OPERATION WUAMBUSHU A MAYOTTE : Un compromis est-il possible entre Moroni et Paris ?
L’évacuation de bidonvilles à Mayotte, dans l’océan indien, baptisée ‘’opération Wuambushu’’, continue de faire des grincements de dents. Bien que suspendue le 25 avril 2023, par la Justice qui a constaté « l’existence d’une voie de fait », relative aux conditions d’expulsion jugées « irrégulières » par les personnes concernées, les Comores appellent à l’annulation pure et simple de l’opération lancée par la France. Le ministre comorien de l’Intérieur, Fakridine Mahamoud, qui dénonce l’unilatéralisme de la France dans la conduite de l’opération, a été on ne peut plus clair. « Aucun expulsé ne rentrera dans un port sous souveraineté comorienne ». Et pour joindre l’acte à la parole, les autorités comoriennes ont refusé, le 24 avril dernier, l’accostage d’un bateau transportant des migrants en provenance de Mayotte. C’est dire si l’opération a pris du plomb dans l’aile. Or, les tractations menées la semaine dernière, avaient laissé entrevoir la possibilité d’un accord entre les deux pays. Mais l’évolution du dossier laisse croire que ce n’est pas demain la veille que les deux parties accorderont leurs violons. On est d’autant plus perplexe que les Comores disent n’avoir pas les moyens pour accueillir un flux de migrants. Pourtant, la France qui a déployé 1800 policiers et gendarmes sur le terrain, semble déterminée à mener l’opération. Et sa détermination est d’autant plus claire que l’objectif est de lutter contre l’immigration illégale, la délinquance et l’habitat insalubre dans son département d’outre-mer qu’est Mayotte. Un compromis est-il possible entre Moroni et Paris ? Les jours à venir nous le diront.
Paris aurait tort d’opérer un passage en force
Mais une chose est évidente, les Comores et la France ont des intérêts communs à défendre. C’est d’autant plus vrai que les Comores ont signé, en 2019, un accord pour coopérer avec la France sur les questions d’immigration. Ce qui, en échange, lui a permis de bénéficier d’une aide au développement de 150 millions d’euros.

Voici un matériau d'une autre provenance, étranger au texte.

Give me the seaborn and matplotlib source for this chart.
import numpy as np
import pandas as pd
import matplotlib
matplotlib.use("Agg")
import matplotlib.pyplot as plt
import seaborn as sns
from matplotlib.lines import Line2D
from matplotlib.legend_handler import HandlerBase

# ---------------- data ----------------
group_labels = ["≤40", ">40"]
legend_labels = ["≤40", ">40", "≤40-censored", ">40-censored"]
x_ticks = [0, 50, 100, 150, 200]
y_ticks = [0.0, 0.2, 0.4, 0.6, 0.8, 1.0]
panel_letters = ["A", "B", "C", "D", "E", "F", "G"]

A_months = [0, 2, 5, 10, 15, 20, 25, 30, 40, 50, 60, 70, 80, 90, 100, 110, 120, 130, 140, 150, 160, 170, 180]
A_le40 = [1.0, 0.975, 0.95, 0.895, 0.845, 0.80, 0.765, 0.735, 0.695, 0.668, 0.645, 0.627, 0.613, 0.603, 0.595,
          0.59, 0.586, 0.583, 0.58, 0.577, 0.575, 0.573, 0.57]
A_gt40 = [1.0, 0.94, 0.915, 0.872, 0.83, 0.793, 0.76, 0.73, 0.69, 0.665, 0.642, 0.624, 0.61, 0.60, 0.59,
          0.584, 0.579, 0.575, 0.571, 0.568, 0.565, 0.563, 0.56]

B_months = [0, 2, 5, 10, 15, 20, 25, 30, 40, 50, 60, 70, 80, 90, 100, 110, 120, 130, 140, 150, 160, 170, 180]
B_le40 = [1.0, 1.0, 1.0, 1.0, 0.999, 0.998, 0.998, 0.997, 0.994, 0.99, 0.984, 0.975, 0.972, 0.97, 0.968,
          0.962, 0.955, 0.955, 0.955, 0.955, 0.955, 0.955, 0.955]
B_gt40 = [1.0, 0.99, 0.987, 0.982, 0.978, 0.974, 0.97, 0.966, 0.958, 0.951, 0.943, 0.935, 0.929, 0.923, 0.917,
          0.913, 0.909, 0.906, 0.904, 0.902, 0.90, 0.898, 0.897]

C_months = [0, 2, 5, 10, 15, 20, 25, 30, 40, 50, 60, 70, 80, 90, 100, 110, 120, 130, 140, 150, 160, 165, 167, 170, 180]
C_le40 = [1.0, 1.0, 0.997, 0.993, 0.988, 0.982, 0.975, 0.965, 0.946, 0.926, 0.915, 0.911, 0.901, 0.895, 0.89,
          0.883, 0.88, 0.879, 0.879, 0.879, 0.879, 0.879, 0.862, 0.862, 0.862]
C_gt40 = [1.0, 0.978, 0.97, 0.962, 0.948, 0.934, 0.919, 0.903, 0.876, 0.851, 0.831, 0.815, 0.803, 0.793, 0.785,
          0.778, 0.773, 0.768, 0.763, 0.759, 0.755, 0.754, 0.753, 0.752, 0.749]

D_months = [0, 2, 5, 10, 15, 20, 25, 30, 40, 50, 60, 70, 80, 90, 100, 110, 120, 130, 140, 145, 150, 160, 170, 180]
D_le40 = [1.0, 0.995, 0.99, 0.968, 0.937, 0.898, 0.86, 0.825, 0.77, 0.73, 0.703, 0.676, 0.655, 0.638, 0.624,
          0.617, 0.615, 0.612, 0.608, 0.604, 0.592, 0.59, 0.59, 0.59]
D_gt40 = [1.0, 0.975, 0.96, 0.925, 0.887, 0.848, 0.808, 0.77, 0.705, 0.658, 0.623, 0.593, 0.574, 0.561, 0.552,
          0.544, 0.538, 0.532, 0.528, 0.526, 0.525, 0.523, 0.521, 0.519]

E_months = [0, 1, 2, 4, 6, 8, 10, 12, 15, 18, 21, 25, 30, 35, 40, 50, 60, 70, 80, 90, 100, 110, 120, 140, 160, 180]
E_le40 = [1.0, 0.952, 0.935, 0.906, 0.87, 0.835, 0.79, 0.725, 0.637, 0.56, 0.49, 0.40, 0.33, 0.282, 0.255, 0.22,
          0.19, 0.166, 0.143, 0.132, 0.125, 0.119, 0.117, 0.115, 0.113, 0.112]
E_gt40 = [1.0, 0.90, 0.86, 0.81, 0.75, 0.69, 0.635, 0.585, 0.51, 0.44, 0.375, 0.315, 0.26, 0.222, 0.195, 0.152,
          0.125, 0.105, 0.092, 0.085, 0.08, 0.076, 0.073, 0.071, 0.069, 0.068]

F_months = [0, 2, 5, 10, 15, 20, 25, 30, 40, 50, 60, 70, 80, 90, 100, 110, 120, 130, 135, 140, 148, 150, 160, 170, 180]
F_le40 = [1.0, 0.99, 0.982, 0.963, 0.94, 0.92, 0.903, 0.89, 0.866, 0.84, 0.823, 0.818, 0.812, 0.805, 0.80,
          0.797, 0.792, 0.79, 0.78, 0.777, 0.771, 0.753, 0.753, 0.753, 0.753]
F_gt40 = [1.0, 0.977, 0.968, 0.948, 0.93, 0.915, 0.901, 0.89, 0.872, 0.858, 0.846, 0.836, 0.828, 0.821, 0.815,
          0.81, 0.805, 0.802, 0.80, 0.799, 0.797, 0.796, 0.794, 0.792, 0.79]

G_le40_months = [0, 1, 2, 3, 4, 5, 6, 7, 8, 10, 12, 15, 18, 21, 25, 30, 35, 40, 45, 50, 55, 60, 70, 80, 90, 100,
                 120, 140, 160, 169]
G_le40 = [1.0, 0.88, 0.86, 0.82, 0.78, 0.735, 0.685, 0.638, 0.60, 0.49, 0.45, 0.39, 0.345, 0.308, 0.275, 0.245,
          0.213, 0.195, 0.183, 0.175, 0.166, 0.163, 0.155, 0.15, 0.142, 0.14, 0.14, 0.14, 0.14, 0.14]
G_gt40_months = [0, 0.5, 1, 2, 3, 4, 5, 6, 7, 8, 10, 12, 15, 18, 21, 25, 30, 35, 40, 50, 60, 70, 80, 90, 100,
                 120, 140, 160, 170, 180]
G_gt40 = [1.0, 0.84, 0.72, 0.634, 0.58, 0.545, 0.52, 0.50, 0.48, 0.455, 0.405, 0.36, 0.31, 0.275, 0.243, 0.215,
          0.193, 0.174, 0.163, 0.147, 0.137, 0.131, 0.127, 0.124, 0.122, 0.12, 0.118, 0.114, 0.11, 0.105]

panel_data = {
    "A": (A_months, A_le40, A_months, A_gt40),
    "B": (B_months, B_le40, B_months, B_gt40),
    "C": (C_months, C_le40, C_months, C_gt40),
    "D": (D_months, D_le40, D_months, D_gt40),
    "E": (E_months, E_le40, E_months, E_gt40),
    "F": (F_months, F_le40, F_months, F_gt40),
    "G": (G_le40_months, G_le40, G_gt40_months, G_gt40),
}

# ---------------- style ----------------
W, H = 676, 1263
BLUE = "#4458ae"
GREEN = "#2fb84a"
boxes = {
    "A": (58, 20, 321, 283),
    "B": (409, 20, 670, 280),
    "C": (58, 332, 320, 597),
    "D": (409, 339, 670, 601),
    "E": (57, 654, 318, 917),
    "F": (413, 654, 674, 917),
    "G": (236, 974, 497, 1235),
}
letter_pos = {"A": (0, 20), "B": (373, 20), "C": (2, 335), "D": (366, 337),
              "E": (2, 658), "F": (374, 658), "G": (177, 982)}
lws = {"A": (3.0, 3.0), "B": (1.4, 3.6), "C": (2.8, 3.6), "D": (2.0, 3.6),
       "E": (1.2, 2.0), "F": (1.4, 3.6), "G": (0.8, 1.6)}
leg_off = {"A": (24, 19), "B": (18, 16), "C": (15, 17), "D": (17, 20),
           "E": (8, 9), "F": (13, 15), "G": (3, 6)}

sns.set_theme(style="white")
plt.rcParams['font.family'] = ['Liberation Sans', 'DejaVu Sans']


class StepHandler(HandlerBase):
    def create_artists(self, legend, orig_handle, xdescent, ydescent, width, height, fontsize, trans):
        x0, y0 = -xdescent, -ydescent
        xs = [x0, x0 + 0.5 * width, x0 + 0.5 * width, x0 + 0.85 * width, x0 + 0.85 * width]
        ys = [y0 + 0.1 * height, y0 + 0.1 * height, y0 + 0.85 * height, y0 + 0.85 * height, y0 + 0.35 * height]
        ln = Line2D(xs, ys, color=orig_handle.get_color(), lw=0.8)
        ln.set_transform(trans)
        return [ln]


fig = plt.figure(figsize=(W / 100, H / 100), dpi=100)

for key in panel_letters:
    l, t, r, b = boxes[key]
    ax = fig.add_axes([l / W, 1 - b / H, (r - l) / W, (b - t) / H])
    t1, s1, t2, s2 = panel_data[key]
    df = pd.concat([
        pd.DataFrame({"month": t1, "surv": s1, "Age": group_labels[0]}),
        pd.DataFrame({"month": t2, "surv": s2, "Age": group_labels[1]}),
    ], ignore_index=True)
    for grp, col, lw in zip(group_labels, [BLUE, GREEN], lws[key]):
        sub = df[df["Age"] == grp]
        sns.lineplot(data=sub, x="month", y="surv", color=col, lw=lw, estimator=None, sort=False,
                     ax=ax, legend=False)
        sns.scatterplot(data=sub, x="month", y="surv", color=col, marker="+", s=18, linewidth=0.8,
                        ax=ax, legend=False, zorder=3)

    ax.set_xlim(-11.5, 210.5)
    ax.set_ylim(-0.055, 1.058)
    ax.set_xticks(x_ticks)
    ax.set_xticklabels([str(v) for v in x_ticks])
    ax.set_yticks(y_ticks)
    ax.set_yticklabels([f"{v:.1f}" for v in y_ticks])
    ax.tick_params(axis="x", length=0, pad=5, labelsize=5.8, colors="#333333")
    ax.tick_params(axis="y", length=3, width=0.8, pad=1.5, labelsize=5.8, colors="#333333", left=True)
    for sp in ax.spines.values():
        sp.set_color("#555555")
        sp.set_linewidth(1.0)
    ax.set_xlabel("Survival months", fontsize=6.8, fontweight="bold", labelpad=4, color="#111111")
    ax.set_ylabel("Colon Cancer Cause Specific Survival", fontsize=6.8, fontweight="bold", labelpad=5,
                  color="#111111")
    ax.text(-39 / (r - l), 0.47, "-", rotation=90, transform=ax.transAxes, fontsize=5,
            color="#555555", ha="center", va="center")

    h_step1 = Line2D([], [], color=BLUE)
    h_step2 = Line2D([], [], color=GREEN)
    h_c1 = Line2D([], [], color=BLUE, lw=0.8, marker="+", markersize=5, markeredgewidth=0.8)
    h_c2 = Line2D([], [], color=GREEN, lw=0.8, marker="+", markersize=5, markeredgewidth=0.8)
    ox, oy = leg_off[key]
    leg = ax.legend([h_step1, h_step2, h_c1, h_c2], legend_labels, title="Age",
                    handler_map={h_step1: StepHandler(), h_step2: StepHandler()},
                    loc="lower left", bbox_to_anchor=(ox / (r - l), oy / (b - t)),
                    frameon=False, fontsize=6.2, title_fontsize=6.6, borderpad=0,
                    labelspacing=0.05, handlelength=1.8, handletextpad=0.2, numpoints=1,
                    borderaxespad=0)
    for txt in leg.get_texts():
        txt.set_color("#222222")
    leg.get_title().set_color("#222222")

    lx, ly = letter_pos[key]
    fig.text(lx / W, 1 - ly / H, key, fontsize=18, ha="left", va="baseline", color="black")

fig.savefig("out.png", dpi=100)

Cela dit, il convient de saluer l’esprit républicain dont a fait preuve la France en se soumettant à la décision du tribunal judiciaire de Mamoudzou qui a suspendu l’opération Wuambushu. Sous d’autres cieux, on aurait foulé au pied cette décision de justice. Preuve, s’il en est, que l’Hexagone se montre favorable au dialogue. C’est dire si les deux parties devraient pouvoir parvenir à un accord. Moroni a d’autant plus intérêt à œuvrer pour un dénouement heureux de la situation qu’elle ne peut contraindre Paris ni par la force, ni par influence, bien que le président Azali Assoumani soit président en exercice de l’Union africaine. Au-delà, il s’agit, pour les Comores, de ne pas fermer la porte à ses propres ressortissants en situation irrégulière puisque parmi les nombreux migrants, se trouvent des Comoriens d’origine. En fait, tout porte à croire que le bras de fer entre Moroni et Paris est plutôt lié à la vieille querelle qui les oppose au sujet du rattachement de Mayotte à la France. En vérité, les Comores n’ont jamais digéré le fait que les Mahorais aient décidé de se séparer d’eux depuis 1974 et de reconnaître, en 2011, la souveraineté de la France sur l’île. Cette affaire, on le sait, empoisonne les relations entre les deux pays. Toutefois, la France doit faire preuve d’humanisme en se gardant d’expulser par la force, ces habitants de bidonvilles dont certains ne demandent qu’à vivre en paix. En tout cas, Paris aurait tort d’opérer un passage en force malgré l’opposition des mouvements de droits de l’Homme et des associations de droit au logement. Plutôt que de contribuer à apaiser les tensions dans ce petit archipel de l’océan indien, cela renforcerait à coup sûr, la fracture sociale déjà béante.